# [WHAT THE TASK REQUIRES]
Transcribe the material word for word, but without the images.
___
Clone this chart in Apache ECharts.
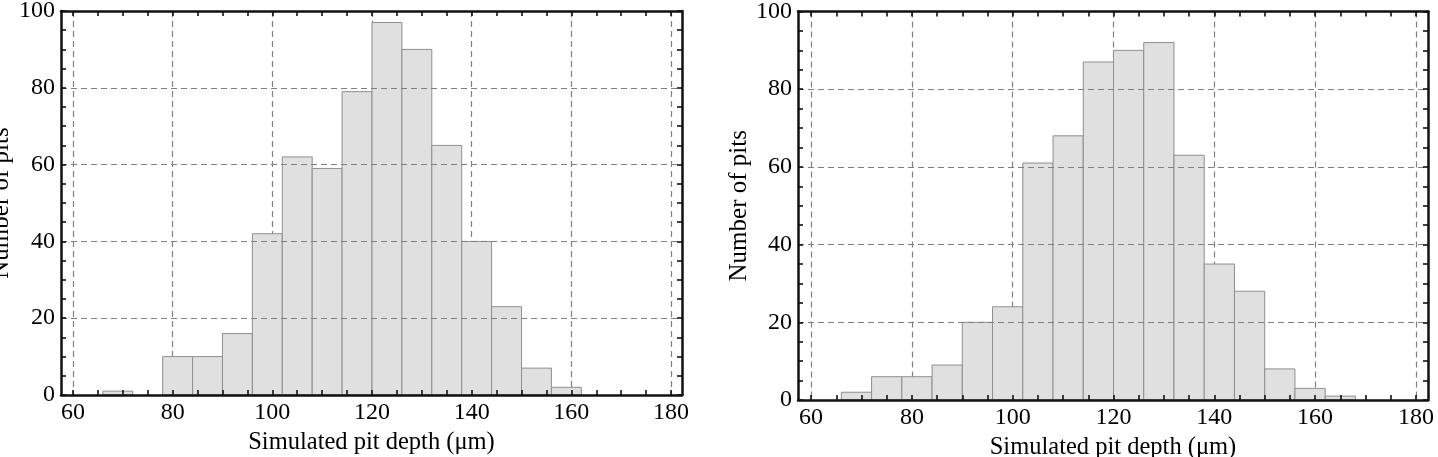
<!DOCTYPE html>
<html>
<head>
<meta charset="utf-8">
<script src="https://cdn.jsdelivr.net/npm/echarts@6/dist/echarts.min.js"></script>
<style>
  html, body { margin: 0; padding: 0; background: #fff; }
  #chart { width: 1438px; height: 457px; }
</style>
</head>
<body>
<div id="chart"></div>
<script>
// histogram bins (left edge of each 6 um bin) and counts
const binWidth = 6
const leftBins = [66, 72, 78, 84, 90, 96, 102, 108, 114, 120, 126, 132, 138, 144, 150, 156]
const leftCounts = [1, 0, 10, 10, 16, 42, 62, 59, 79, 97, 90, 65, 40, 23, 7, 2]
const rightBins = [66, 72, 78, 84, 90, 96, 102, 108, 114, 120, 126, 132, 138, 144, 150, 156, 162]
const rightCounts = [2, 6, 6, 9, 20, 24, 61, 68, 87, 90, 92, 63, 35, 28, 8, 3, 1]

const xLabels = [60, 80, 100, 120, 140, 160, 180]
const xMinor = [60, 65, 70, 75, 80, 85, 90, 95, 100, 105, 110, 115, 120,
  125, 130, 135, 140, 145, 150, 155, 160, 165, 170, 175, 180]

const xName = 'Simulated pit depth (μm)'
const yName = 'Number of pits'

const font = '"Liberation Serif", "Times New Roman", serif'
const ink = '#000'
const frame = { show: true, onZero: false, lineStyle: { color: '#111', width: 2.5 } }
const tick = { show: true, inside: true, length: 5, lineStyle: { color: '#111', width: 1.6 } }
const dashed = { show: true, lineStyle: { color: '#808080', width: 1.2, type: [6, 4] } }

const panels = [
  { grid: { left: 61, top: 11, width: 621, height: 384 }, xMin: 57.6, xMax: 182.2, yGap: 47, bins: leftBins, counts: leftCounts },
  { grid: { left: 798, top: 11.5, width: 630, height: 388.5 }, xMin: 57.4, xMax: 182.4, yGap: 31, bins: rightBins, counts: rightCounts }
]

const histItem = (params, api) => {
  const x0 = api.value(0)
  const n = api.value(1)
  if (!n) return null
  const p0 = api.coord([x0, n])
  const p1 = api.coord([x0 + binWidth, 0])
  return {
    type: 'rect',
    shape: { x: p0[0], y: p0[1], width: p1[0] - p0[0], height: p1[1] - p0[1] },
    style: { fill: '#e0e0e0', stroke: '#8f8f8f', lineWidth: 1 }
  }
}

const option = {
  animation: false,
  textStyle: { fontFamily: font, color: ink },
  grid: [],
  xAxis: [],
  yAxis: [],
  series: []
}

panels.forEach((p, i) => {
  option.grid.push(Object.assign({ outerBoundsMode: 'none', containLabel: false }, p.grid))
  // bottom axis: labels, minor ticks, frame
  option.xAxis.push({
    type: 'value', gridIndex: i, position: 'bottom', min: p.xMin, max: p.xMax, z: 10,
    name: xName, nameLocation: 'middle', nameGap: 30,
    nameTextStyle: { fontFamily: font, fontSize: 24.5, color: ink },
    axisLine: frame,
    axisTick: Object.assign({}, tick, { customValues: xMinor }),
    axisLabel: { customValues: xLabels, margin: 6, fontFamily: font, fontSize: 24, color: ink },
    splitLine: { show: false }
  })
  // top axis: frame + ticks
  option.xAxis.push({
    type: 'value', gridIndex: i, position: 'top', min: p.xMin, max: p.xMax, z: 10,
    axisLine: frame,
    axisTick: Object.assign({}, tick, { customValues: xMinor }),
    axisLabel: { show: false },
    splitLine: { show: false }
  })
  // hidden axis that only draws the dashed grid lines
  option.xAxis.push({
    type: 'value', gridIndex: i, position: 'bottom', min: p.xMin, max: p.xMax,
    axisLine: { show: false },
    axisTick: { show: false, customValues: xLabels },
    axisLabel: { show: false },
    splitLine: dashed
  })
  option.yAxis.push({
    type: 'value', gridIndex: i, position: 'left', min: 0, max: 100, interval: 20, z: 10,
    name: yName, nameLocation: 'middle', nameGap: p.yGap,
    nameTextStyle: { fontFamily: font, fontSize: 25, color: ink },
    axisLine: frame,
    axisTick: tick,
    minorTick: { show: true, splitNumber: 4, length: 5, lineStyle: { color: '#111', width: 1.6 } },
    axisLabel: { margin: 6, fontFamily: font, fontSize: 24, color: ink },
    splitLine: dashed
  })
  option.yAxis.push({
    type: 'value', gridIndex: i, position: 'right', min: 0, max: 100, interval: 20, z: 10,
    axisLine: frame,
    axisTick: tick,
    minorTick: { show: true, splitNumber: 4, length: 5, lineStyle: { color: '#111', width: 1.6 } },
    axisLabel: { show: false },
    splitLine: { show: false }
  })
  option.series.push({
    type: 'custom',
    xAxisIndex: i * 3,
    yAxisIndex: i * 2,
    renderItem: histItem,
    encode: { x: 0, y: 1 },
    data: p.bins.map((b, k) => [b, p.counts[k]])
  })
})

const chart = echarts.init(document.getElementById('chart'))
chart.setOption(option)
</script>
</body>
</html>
___
# [COMPLETED TASK]
Clone this chart in Apache ECharts.
<!DOCTYPE html>
<html>
<head>
<meta charset="utf-8">
<script src="https://cdn.jsdelivr.net/npm/echarts@6/dist/echarts.min.js"></script>
<style>
  html, body { margin: 0; padding: 0; background: #fff; }
  #chart { width: 1438px; height: 457px; }
</style>
</head>
<body>
<div id="chart"></div>
<script>
// histogram bins (left edge of each 6 um bin) and counts
const binWidth = 6
const leftBins = [66, 72, 78, 84, 90, 96, 102, 108, 114, 120, 126, 132, 138, 144, 150, 156]
const leftCounts = [1, 0, 10, 10, 16, 42, 62, 59, 79, 97, 90, 65, 40, 23, 7, 2]
const rightBins = [66, 72, 78, 84, 90, 96, 102, 108, 114, 120, 126, 132, 138, 144, 150, 156, 162]
const rightCounts = [2, 6, 6, 9, 20, 24, 61, 68, 87, 90, 92, 63, 35, 28, 8, 3, 1]

const xLabels = [60, 80, 100, 120, 140, 160, 180]
const xMinor = [60, 65, 70, 75, 80, 85, 90, 95, 100, 105, 110, 115, 120,
  125, 130, 135, 140, 145, 150, 155, 160, 165, 170, 175, 180]

const xName = 'Simulated pit depth (μm)'
const yName = 'Number of pits'

const font = '"Liberation Serif", "Times New Roman", serif'
const ink = '#000'
const frame = { show: true, onZero: false, lineStyle: { color: '#111', width: 2.5 } }
const tick = { show: true, inside: true, length: 5, lineStyle: { color: '#111', width: 1.6 } }
const dashed = { show: true, lineStyle: { color: '#808080', width: 1.2, type: [6, 4] } }

const panels = [
  { grid: { left: 61, top: 11, width: 621, height: 384 }, xMin: 57.6, xMax: 182.2, yGap: 47, bins: leftBins, counts: leftCounts },
  { grid: { left: 798, top: 11.5, width: 630, height: 388.5 }, xMin: 57.4, xMax: 182.4, yGap: 31, bins: rightBins, counts: rightCounts }
]

const histItem = (params, api) => {
  const x0 = api.value(0)
  const n = api.value(1)
  if (!n) return null
  const p0 = api.coord([x0, n])
  const p1 = api.coord([x0 + binWidth, 0])
  return {
    type: 'rect',
    shape: { x: p0[0], y: p0[1], width: p1[0] - p0[0], height: p1[1] - p0[1] },
    style: { fill: '#e0e0e0', stroke: '#8f8f8f', lineWidth: 1 }
  }
}

const option = {
  animation: false,
  textStyle: { fontFamily: font, color: ink },
  grid: [],
  xAxis: [],
  yAxis: [],
  series: []
}

panels.forEach((p, i) => {
  option.grid.push(Object.assign({ outerBoundsMode: 'none', containLabel: false }, p.grid))
  // bottom axis: labels, minor ticks, frame
  option.xAxis.push({
    type: 'value', gridIndex: i, position: 'bottom', min: p.xMin, max: p.xMax, z: 10,
    name: xName, nameLocation: 'middle', nameGap: 30,
    nameTextStyle: { fontFamily: font, fontSize: 24.5, color: ink },
    axisLine: frame,
    axisTick: Object.assign({}, tick, { customValues: xMinor }),
    axisLabel: { customValues: xLabels, margin: 6, fontFamily: font, fontSize: 24, color: ink },
    splitLine: { show: false }
  })
  // top axis: frame + ticks
  option.xAxis.push({
    type: 'value', gridIndex: i, position: 'top', min: p.xMin, max: p.xMax, z: 10,
    axisLine: frame,
    axisTick: Object.assign({}, tick, { customValues: xMinor }),
    axisLabel: { show: false },
    splitLine: { show: false }
  })
  // hidden axis that only draws the dashed grid lines
  option.xAxis.push({
    type: 'value', gridIndex: i, position: 'bottom', min: p.xMin, max: p.xMax,
    axisLine: { show: false },
    axisTick: { show: false, customValues: xLabels },
    axisLabel: { show: false },
    splitLine: dashed
  })
  option.yAxis.push({
    type: 'value', gridIndex: i, position: 'left', min: 0, max: 100, interval: 20, z: 10,
    name: yName, nameLocation: 'middle', nameGap: p.yGap,
    nameTextStyle: { fontFamily: font, fontSize: 25, color: ink },
    axisLine: frame,
    axisTick: tick,
    minorTick: { show: true, splitNumber: 4, length: 5, lineStyle: { color: '#111', width: 1.6 } },
    axisLabel: { margin: 6, fontFamily: font, fontSize: 24, color: ink },
    splitLine: dashed
  })
  option.yAxis.push({
    type: 'value', gridIndex: i, position: 'right', min: 0, max: 100, interval: 20, z: 10,
    axisLine: frame,
    axisTick: tick,
    minorTick: { show: true, splitNumber: 4, length: 5, lineStyle: { color: '#111', width: 1.6 } },
    axisLabel: { show: false },
    splitLine: { show: false }
  })
  option.series.push({
    type: 'custom',
    xAxisIndex: i * 3,
    yAxisIndex: i * 2,
    renderItem: histItem,
    encode: { x: 0, y: 1 },
    data: p.bins.map((b, k) => [b, p.counts[k]])
  })
})

const chart = echarts.init(document.getElementById('chart'))
chart.setOption(option)
</script>
</body>
</html>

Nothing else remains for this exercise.